Haley N, Maheux B, Rivard M, Gervais A. Can. Fam. Physician 2000; 46: 1609-1616.

Affiliation

Université de Montréal.

Copyright

(Copyright © 2000, College of Family Physicians of Canada)

DOI

unavailable

PMID

10955180

PMCID

PMC2144772

Abstract

OBJECTIVE: To determine whether recently trained family physicians were more likely to routinely assess lifestyle health risks during general medical evaluations. To document physicians' perceptions of the difficulties of lifestyle risk assessment, of medical training in that area, and of how often they saw patients with lifestyle health risks. DESIGN: Anonymous mailed survey conducted in 1995. SETTING: Family practices in the province of Quebec. PARTICIPANTS: Stratified random sample of 805 active family physicians of 1111 surveyed; 25 were ineligible or could not be located, and 281 did not respond (74.1% response rate).
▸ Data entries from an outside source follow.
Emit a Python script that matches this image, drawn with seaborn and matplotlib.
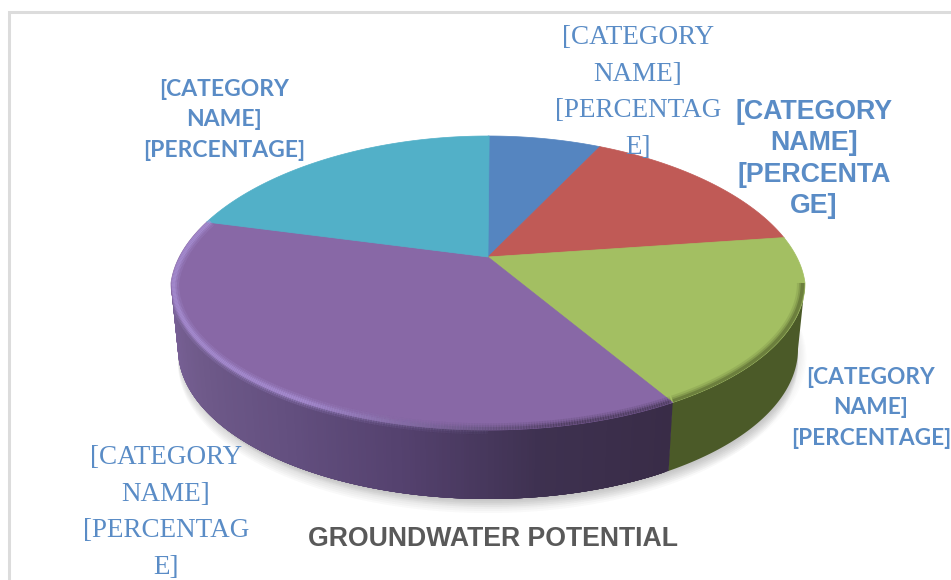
import numpy as np
import matplotlib
matplotlib.use("Agg")
import matplotlib.pyplot as plt
from matplotlib.patches import Polygon
import seaborn as sns

# Shares, clockwise from 12 o'clock
categories = ["blue", "red", "green", "purple", "teal"]
shares = [6.1, 13.9, 20.1, 41.7, 18.2]
top_colours = ["#5585c0", "#c05a56", "#a3bf62", "#8868a6", "#52b0c8"]

label_texts = ["[CATEGORY\nNAME]\n[PERCENTAG\nE]",
               "[CATEGORY\nNAME]\n[PERCENTA\nGE]",
               "[CATEGORY\nNAME]\n[PERCENTAGE]",
               "[CATEGORY\nNAME]\n[PERCENTAG\nE]",
               "[CATEGORY\nNAME]\n[PERCENTAGE]"]
title_text = "GROUNDWATER POTENTIAL"

sns.set_theme(style="white")

# Pie geometry in image pixels
cx, cy, rx, ry = 488, 283, 317, 147
apex = (488, 257)


def rim(t, r=1.0):
    # the far half of the disc is a bit narrower, as in a perspective view
    t = np.radians(t)
    squeeze = 1 - 0.06 * np.clip(np.cos(t), 0, None)
    return cx + r * rx * np.sin(t) * squeeze, cy - r * ry * np.cos(t)


def base(t):
    t = np.radians(t)
    return cx + 310 * np.sin(t), 349 - 150 * np.cos(t)


fig = plt.figure(figsize=(9.51, 5.8), dpi=100)
ax = fig.add_axes([0, 0, 1, 1])
ax.set_xlim(0, 951)
ax.set_ylim(580, 0)
ax.axis("off")

# Chart frame, open on the right and bottom
ax.plot([9, 9, 951], [580, 12, 12], color="#dcdcdc", lw=2.2, solid_joinstyle="miter")

edges = np.cumsum([0] + shares) / sum(shares) * 360

# Soft shadow below the body
full = np.linspace(0, 360, 361)
for off in np.arange(2, 15, 2):
    xs, ys = base(full)
    ax.fill(xs, ys + off, color="#6b6b6b", alpha=0.04, lw=0)
    ax.fill(xs + off * 0.6, ys + off * 0.6, color="#6b6b6b", alpha=0.02, lw=0)

# Side wall, drawn in small overlapping steps so the shading can run along it
green_wall = "#4b5a28"
purple_wall = sns.blend_palette(["#392c47", "#3e3150", "#54416e", "#645080", "#6f5a8a", "#7a6299"], 200)
t = np.arange(90, edges[3] + 0.5, 0.5)
x0, y0 = rim(t)
x1, y1 = base(t)
ax.fill(np.r_[x0, x1[::-1]], np.r_[y0, y1[::-1]], color=green_wall, lw=0)
for t0 in np.arange(edges[3], 270, 0.5):
    k = int((t0 - edges[3]) / (270 - edges[3]) * 199)
    t = np.array([t0, t0 + 1, t0 + 2, min(t0 + 3, 270)])
    x0, y0 = rim(t)
    x1, y1 = base(t)
    ax.fill(np.r_[x0, x1[::-1]], np.r_[y0, y1[::-1]], color=purple_wall[k], lw=0)

# Top faces
for i, c in enumerate(top_colours):
    t = np.arange(edges[i], edges[i + 1] + 0.25, 0.25)
    xs, ys = rim(t)
    ax.fill(np.r_[apex[0], xs], np.r_[apex[1], ys], color=c, lw=0.5, ec=c)

# Bevel along the front rim: pale on the left, dark on the right, kept inside the body
xs, ys = rim(full)
bx, by = base(full)
outline = Polygon(np.c_[np.r_[xs[:181], bx[180:270], xs[270:]],
                        np.r_[ys[:181], by[180:270], ys[270:]]],
                  transform=ax.transData)
for w, a in [(8, 0.14), (5, 0.24), (2.5, 0.42)]:
    for t0 in np.arange(edges[3], edges[4], 0.5):
        sx, sy = rim(np.array([t0, t0 + 0.7]), 0.992)
        fade = np.clip((t0 - 165) / 50, 0, 1)
        ax.plot(sx, sy, color="#ab93d8", alpha=a * fade, lw=w, solid_capstyle="butt", clip_path=outline)
        if t0 < 215:
            ax.plot(sx, sy, color="#3a2e48", alpha=a * (1 - fade) * 0.7, lw=w, solid_capstyle="butt", clip_path=outline)
    sx, sy = rim(np.arange(90, edges[3], 0.5), 0.992)
    ax.plot(sx, sy, color=green_wall, alpha=a, lw=w, solid_capstyle="butt", clip_path=outline)

# Data labels
blue = "#5a8cc6"
ax.text(638, 92.5, label_texts[0], color=blue, family="Liberation Serif", fontsize=19.5,
        ha="center", va="center", linespacing=1.62)
ax.text(814, 159, label_texts[1], color=blue, family="Liberation Sans", fontweight="bold", fontsize=19.3,
        ha="center", va="center", linespacing=1.28)
ax.text(871, 408, label_texts[2], color=blue, family="Lato", fontweight="bold", fontsize=16.3,
        ha="center", va="center", linespacing=1.56)
ax.text(166, 512.5, label_texts[3], color=blue, family="Liberation Serif", fontsize=19.5,
        ha="center", va="center", linespacing=1.62)
ax.text(224, 120, label_texts[4], color=blue, family="Lato", fontweight="bold", fontsize=16.5,
        ha="center", va="center", linespacing=1.56)

ax.text(493, 539, title_text, color="#595959", family="Liberation Sans", fontweight="bold", fontsize=19.2,
        ha="center", va="center")

fig.savefig("out.png", dpi=100)
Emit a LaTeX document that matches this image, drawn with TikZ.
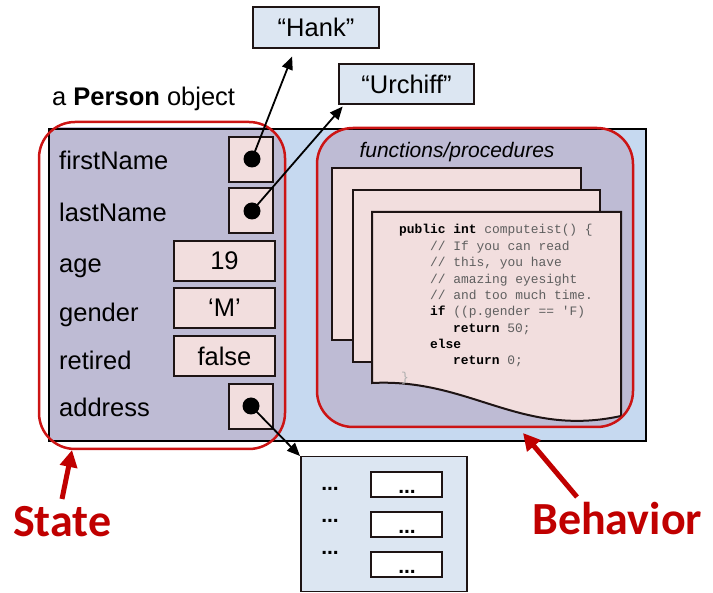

MAIN OUTCOME MEASURES: Proportion of physicians graduating before and after 1989 who reported routinely (with 90% or more of their patients) assessing their adult and adolescent patients during general medical evaluations for substance use, sexual risk behaviours, and history of family violence and sexual abuse. RESULTS: Except for asking about drug use, recently trained family physicians did not report better assessment of lifestyle health risks during general medical examinations than family physicians who graduated more than 10 years ago did. In both groups, routine assessment averaged 82% for tobacco use, 68% for alcohol consumption, and 20% to 40% for sexual risk behaviours. Screening for family violence and sexual abuse was rare, but more frequently reported by older women physicians. Only 20% to 40% of recent graduates rated their medical training adequate for evaluating illicit drug use, family violence, and sexual abuse. CONCLUSION: Recently trained family physicians do not assess most lifestyle risk factors any better than their more experienced colleagues.